----- GIVEN MATERIAL

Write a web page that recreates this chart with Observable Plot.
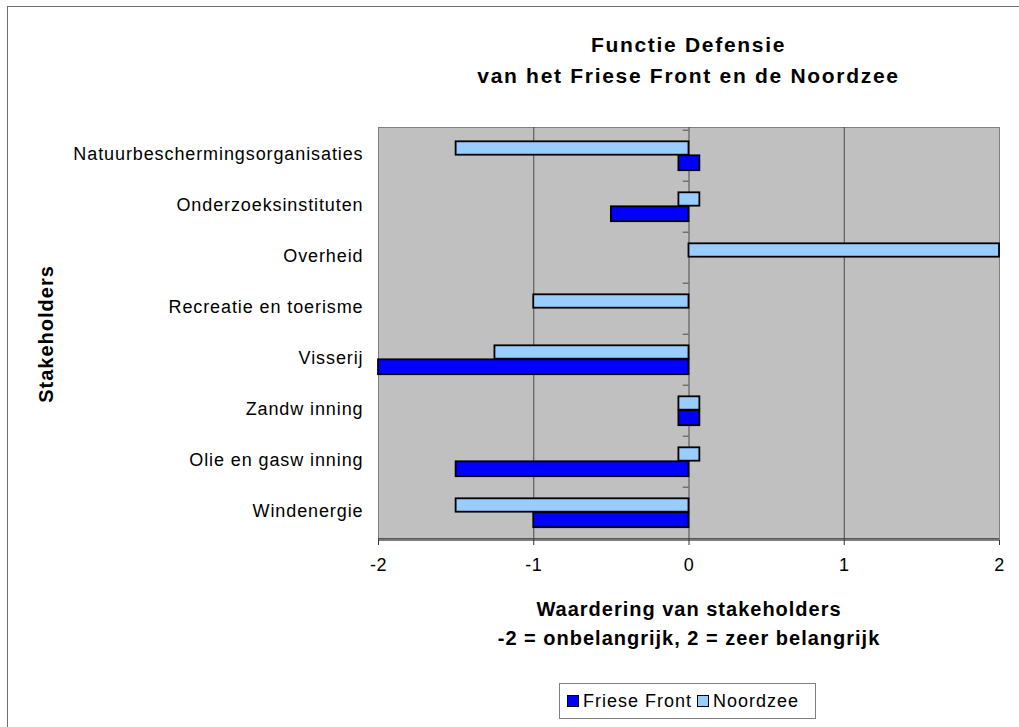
<!DOCTYPE html>
<html><head><meta charset="utf-8">
<script src="https://cdn.jsdelivr.net/npm/d3@7"></script>
<script src="https://cdn.jsdelivr.net/npm/@observablehq/plot@0.6"></script>
<style>
body{margin:0;background:#fff;font-family:"Liberation Sans",Arial,sans-serif;color:#000;}
#wrap{position:relative;width:1019px;height:727px;overflow:hidden;}
#border{position:absolute;left:7px;top:6px;width:1100px;height:800px;border-left:1px solid #6e6e6e;border-top:1px solid #6e6e6e;}
#title{position:absolute;left:378px;width:621px;top:29px;text-align:center;font-weight:bold;font-size:21px;letter-spacing:1.7px;line-height:31px;white-space:nowrap;}
#chart{position:absolute;left:0;top:110px;}
#legend{position:absolute;left:559px;top:683px;width:257px;height:36px;border:1px solid #808080;box-sizing:border-box;display:flex;align-items:center;font-size:18px;letter-spacing:1px;white-space:nowrap;}
#legend .sw{display:inline-block;width:10px;height:10px;border:1px solid #000;margin:0 4px 0 7px;}
</style></head>
<body><div id="wrap"><div id="border"></div><div id="title"></div><div id="chart"></div><div id="legend"></div></div>
<script>
const categories = ["Natuurbeschermingsorganisaties","Onderzoeksinstituten","Overheid","Recreatie en toerisme","Visserij","Zandw inning","Olie en gasw inning","Windenergie"];
const seriesNames = ["Friese Front","Noordzee"];
const seriesColors = ["#0000ff","#99ccff"];
const frieseFront = [0, -0.5, null, null, -2, 0, -1.5, -1];
const noordzee = [-1.5, 0, 2, -1, -1.25, 0, 0, -1.5];
const xTicks = [-2, -1, 0, 1, 2];
const zeroMarker = [-0.065, 0.07];
const titleLines = ["Functie Defensie", "van het Friese Front en de Noordzee"];
const xTitle = "Waardering van stakeholders\n-2 = onbelangrijk, 2 = zeer belangrijk";
const yTitle = "Stakeholders";

document.getElementById("title").innerHTML = titleLines.join("<br>");

function rows(values) {
  return categories.map((c, i) => ({cat: c, v: values[i]}))
    .filter(d => d.v !== null)
    .map(d => ({cat: d.cat, x1: d.v === 0 ? zeroMarker[0] : 0, x2: d.v === 0 ? zeroMarker[1] : d.v}));
}
const fRows = rows(frieseFront);
const nRows = rows(noordzee);

const W = 1019, H = 560, mT = 17, mB = 130, mL = 378, mR = 20;
const step = (H - mT - mB) / categories.length;
const half = step / 2;

const plot = Plot.plot({
  width: W, height: H, marginTop: mT, marginBottom: mB, marginLeft: mL, marginRight: mR,
  style: {fontFamily: "Liberation Sans, Arial, sans-serif", fontSize: "18px", color: "#000", background: "transparent", overflow: "visible"},
  x: {domain: [xTicks[0], xTicks[xTicks.length - 1]], label: null},
  y: {domain: categories, padding: 0, label: null},
  marks: [
    Plot.frame({fill: "#c0c0c0", stroke: "#808080"}),
    Plot.ruleX(xTicks.slice(1, -1), {stroke: "#4a4a4a", strokeWidth: 1}),
    Plot.ruleY(categories, {x1: -0.037, x2: 0, dy: -half, stroke: "#4a4a4a"}),
    Plot.barX(nRows, {y: "cat", x1: "x1", x2: "x2", fill: seriesColors[1], stroke: "#000", strokeWidth: 1.8, insetTop: half - 14.5, insetBottom: half + 0.5}),
    Plot.barX(fRows, {y: "cat", x1: "x1", x2: "x2", fill: seriesColors[0], stroke: "#000", strokeWidth: 1.8, insetTop: half - 0.5, insetBottom: half - 15}),
    Plot.ruleY([categories[categories.length - 1]], {x1: xTicks[0], x2: xTicks[xTicks.length - 1], dy: half, stroke: "#333", strokeWidth: 1.2}),
    Plot.axisX({ticks: xTicks, tickSize: 5, tickPadding: 13, fontSize: 18, stroke: "#333", label: null, tickFormat: d => String(d).replace("\u2212", "-")}),
    Plot.axisY({tickSize: 0, tickPadding: 15, fontSize: 18, dy: -2, label: null}),
    Plot.text([xTitle], {frameAnchor: "bottom", dy: 55, lineAnchor: "top", fontWeight: "bold", fontSize: 20, lineHeight: 1.45}),
    Plot.text([yTitle], {frameAnchor: "left", dx: 46 - mL, rotate: -90, textAnchor: "middle", fontWeight: "bold", fontSize: 20})
  ]
});
document.getElementById("chart").appendChild(plot);
const svg = d3.select(plot);
svg.selectAll('g[aria-label="y-axis tick label"] text').style("letter-spacing", "0.9px");
svg.selectAll('g[aria-label="x-axis tick label"] text').style("letter-spacing", "0.5px");
svg.selectAll('g[aria-label="text"] text').style("letter-spacing", "1px");

const lg = document.getElementById("legend");
seriesNames.forEach((n, i) => {
  const s = document.createElement("span"); s.className = "sw"; s.style.background = seriesColors[i];
  if (i > 0) s.style.marginLeft = "5px";
  lg.appendChild(s);
  lg.appendChild(document.createTextNode(n));
});
</script></body></html>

----------

## AIM
Restate the whole listing above exactly, except for its images.

## EXERCISE RESPONSE
Write a web page that recreates this chart with Observable Plot.
<!DOCTYPE html>
<html><head><meta charset="utf-8">
<script src="https://cdn.jsdelivr.net/npm/d3@7"></script>
<script src="https://cdn.jsdelivr.net/npm/@observablehq/plot@0.6"></script>
<style>
body{margin:0;background:#fff;font-family:"Liberation Sans",Arial,sans-serif;color:#000;}
#wrap{position:relative;width:1019px;height:727px;overflow:hidden;}
#border{position:absolute;left:7px;top:6px;width:1100px;height:800px;border-left:1px solid #6e6e6e;border-top:1px solid #6e6e6e;}
#title{position:absolute;left:378px;width:621px;top:29px;text-align:center;font-weight:bold;font-size:21px;letter-spacing:1.7px;line-height:31px;white-space:nowrap;}
#chart{position:absolute;left:0;top:110px;}
#legend{position:absolute;left:559px;top:683px;width:257px;height:36px;border:1px solid #808080;box-sizing:border-box;display:flex;align-items:center;font-size:18px;letter-spacing:1px;white-space:nowrap;}
#legend .sw{display:inline-block;width:10px;height:10px;border:1px solid #000;margin:0 4px 0 7px;}
</style></head>
<body><div id="wrap"><div id="border"></div><div id="title"></div><div id="chart"></div><div id="legend"></div></div>
<script>
const categories = ["Natuurbeschermingsorganisaties","Onderzoeksinstituten","Overheid","Recreatie en toerisme","Visserij","Zandw inning","Olie en gasw inning","Windenergie"];
const seriesNames = ["Friese Front","Noordzee"];
const seriesColors = ["#0000ff","#99ccff"];
const frieseFront = [0, -0.5, null, null, -2, 0, -1.5, -1];
const noordzee = [-1.5, 0, 2, -1, -1.25, 0, 0, -1.5];
const xTicks = [-2, -1, 0, 1, 2];
const zeroMarker = [-0.065, 0.07];
const titleLines = ["Functie Defensie", "van het Friese Front en de Noordzee"];
const xTitle = "Waardering van stakeholders\n-2 = onbelangrijk, 2 = zeer belangrijk";
const yTitle = "Stakeholders";

document.getElementById("title").innerHTML = titleLines.join("<br>");

function rows(values) {
  return categories.map((c, i) => ({cat: c, v: values[i]}))
    .filter(d => d.v !== null)
    .map(d => ({cat: d.cat, x1: d.v === 0 ? zeroMarker[0] : 0, x2: d.v === 0 ? zeroMarker[1] : d.v}));
}
const fRows = rows(frieseFront);
const nRows = rows(noordzee);

const W = 1019, H = 560, mT = 17, mB = 130, mL = 378, mR = 20;
const step = (H - mT - mB) / categories.length;
const half = step / 2;

const plot = Plot.plot({
  width: W, height: H, marginTop: mT, marginBottom: mB, marginLeft: mL, marginRight: mR,
  style: {fontFamily: "Liberation Sans, Arial, sans-serif", fontSize: "18px", color: "#000", background: "transparent", overflow: "visible"},
  x: {domain: [xTicks[0], xTicks[xTicks.length - 1]], label: null},
  y: {domain: categories, padding: 0, label: null},
  marks: [
    Plot.frame({fill: "#c0c0c0", stroke: "#808080"}),
    Plot.ruleX(xTicks.slice(1, -1), {stroke: "#4a4a4a", strokeWidth: 1}),
    Plot.ruleY(categories, {x1: -0.037, x2: 0, dy: -half, stroke: "#4a4a4a"}),
    Plot.barX(nRows, {y: "cat", x1: "x1", x2: "x2", fill: seriesColors[1], stroke: "#000", strokeWidth: 1.8, insetTop: half - 14.5, insetBottom: half + 0.5}),
    Plot.barX(fRows, {y: "cat", x1: "x1", x2: "x2", fill: seriesColors[0], stroke: "#000", strokeWidth: 1.8, insetTop: half - 0.5, insetBottom: half - 15}),
    Plot.ruleY([categories[categories.length - 1]], {x1: xTicks[0], x2: xTicks[xTicks.length - 1], dy: half, stroke: "#333", strokeWidth: 1.2}),
    Plot.axisX({ticks: xTicks, tickSize: 5, tickPadding: 13, fontSize: 18, stroke: "#333", label: null, tickFormat: d => String(d).replace("\u2212", "-")}),
    Plot.axisY({tickSize: 0, tickPadding: 15, fontSize: 18, dy: -2, label: null}),
    Plot.text([xTitle], {frameAnchor: "bottom", dy: 55, lineAnchor: "top", fontWeight: "bold", fontSize: 20, lineHeight: 1.45}),
    Plot.text([yTitle], {frameAnchor: "left", dx: 46 - mL, rotate: -90, textAnchor: "middle", fontWeight: "bold", fontSize: 20})
  ]
});
document.getElementById("chart").appendChild(plot);
const svg = d3.select(plot);
svg.selectAll('g[aria-label="y-axis tick label"] text').style("letter-spacing", "0.9px");
svg.selectAll('g[aria-label="x-axis tick label"] text').style("letter-spacing", "0.5px");
svg.selectAll('g[aria-label="text"] text').style("letter-spacing", "1px");

const lg = document.getElementById("legend");
seriesNames.forEach((n, i) => {
  const s = document.createElement("span"); s.className = "sw"; s.style.background = seriesColors[i];
  if (i > 0) s.style.marginLeft = "5px";
  lg.appendChild(s);
  lg.appendChild(document.createTextNode(n));
});
</script></body></html>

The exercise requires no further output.